Classover Holdings (KIDZ) has substantially increased its Solana (SOL) treasury holdings by 295% since mid-June, bringing its total to 52,067 tokens, with 75% staked for yield generation and blockchain support. This aggressive accumulation, driven by the education technology firm's conviction in the Solana ecosystem, occurs despite its current profitability challenges (negative EPS of -$0.08). The strategy is further underscored by a recent $500 million senior secured convertible notes agreement with Solana Growth Ventures LLC, earmarking up to 80% of the initial $11 million funding for SOL purchases, signaling a significant shift in Classover's capital allocation towards digital assets.

Analysis

Classover Holdings (KIDZ), a $67.28 million market cap education technology company, is executing a significant and speculative pivot in its capital allocation strategy by aggressively accumulating Solana (SOL) as a core treasury asset.
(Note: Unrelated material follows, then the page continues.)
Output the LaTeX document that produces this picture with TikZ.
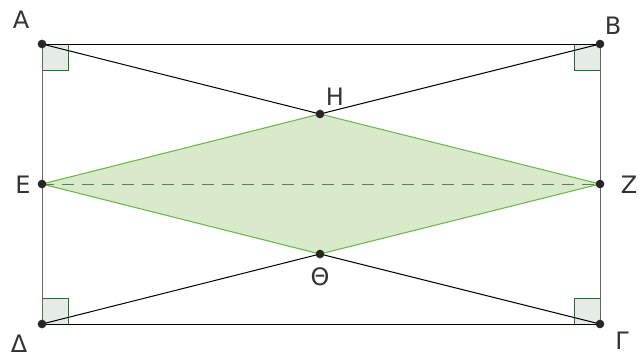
\documentclass[tikz,border=0pt]{standalone}
\usepackage{fontspec}
\setmainfont{DejaVu Sans}
\definecolor{rhfill}{RGB}{217,234,203}
\definecolor{rhline}{RGB}{106,182,74}
\definecolor{rafillc}{RGB}{229,236,229}
\definecolor{ralinec}{RGB}{40,110,40}
\definecolor{dashc}{RGB}{95,125,95}
\begin{document}
\begin{tikzpicture}[x=0.75pt,y=-0.75pt,
  pt/.style={circle,fill=black!85,inner sep=0pt,minimum size=6.5pt},
  lbl/.style={text=black!80,font=\fontsize{18}{20}\selectfont,inner sep=0pt},
  edge/.style={line width=0.75pt,black},
  vedge/.style={line width=0.75pt,black!60},
  rafill/.style={fill=rafillc},
  raline/.style={line width=0.7pt,ralinec}]
\useasboundingbox (0,0) rectangle (641,358);
\coordinate (A) at (42,44);
\coordinate (B) at (600,44);
\coordinate (D) at (42,324);
\coordinate (G) at (600,324);
\coordinate (E) at (42,184);
\coordinate (Z) at (600,184);
\coordinate (H) at (320,114);
\coordinate (T) at (320,254);
% right-angle marks
\fill[rafill] (A) rectangle ++(26,26);
\draw[raline] (42,70) -- (68,70) -- (68,44);
\fill[rafill] (B) rectangle ++(-26,26);
\draw[raline] (600,70) -- (574,70) -- (574,44);
\fill[rafill] (D) rectangle ++(26,-26);
\draw[raline] (42,298) -- (68,298) -- (68,324);
\fill[rafill] (G) rectangle ++(-26,-26);
\draw[raline] (600,298) -- (574,298) -- (574,324);
% rhombus
\filldraw[fill=rhfill,draw=rhline,line width=0.8pt]
  (E) -- (H) -- (Z) -- (T) -- cycle;
\draw[dash pattern=on 9pt off 6pt,line width=0.7pt,dashc] (E) -- (Z);
% sides
\draw[edge] (A) -- (B);
\draw[edge] (D) -- (G);
\draw[vedge] (A) -- (D);
\draw[vedge] (B) -- (G);
% diagonals
\draw[edge] (A) -- (H);
\draw[edge] (B) -- (H);
\draw[edge] (D) -- (T);
\draw[edge] (G) -- (T);
% points
\foreach \p in {A,B,D,G,E,Z,H,T} \node[pt] (n\p) at (\p) {};
% labels
\node[lbl] (lA) at (21,20) {A};
\node[lbl] (lB) at (613,26) {B};
\node[lbl] (lD) at (19,344) {Δ};
\node[lbl] (lG) at (622,341) {Γ};
\node[lbl] (lH) at (335,97) {H};
\node[lbl] (lT) at (320,277) {Θ};
\node[lbl] (lE) at (23,185) {E};
\node[lbl] (lZ) at (629,185) {Z};
\end{tikzpicture}
\end{document}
The company has increased its SOL holdings by 295% since mid-June to 52,067 tokens and is staking 75% of this position, signaling a strong conviction in the digital asset's long-term appreciation. This strategic shift is particularly notable given the company's current unprofitability, with a negative earnings per share of -$0.08 over the last twelve months. The move is heavily financed, underscored by a new agreement for up to $500 million in senior secured convertible notes, with an initial $11 million tranche where up to 80% is designated for SOL purchases. This effectively transforms the company's risk profile, making its valuation increasingly dependent on the volatile cryptocurrency market rather than the performance of its K-12 online learning business. While the strategy aims to generate yield and capital gains, it introduces substantial balance sheet risk and deviates from a traditional corporate treasury function.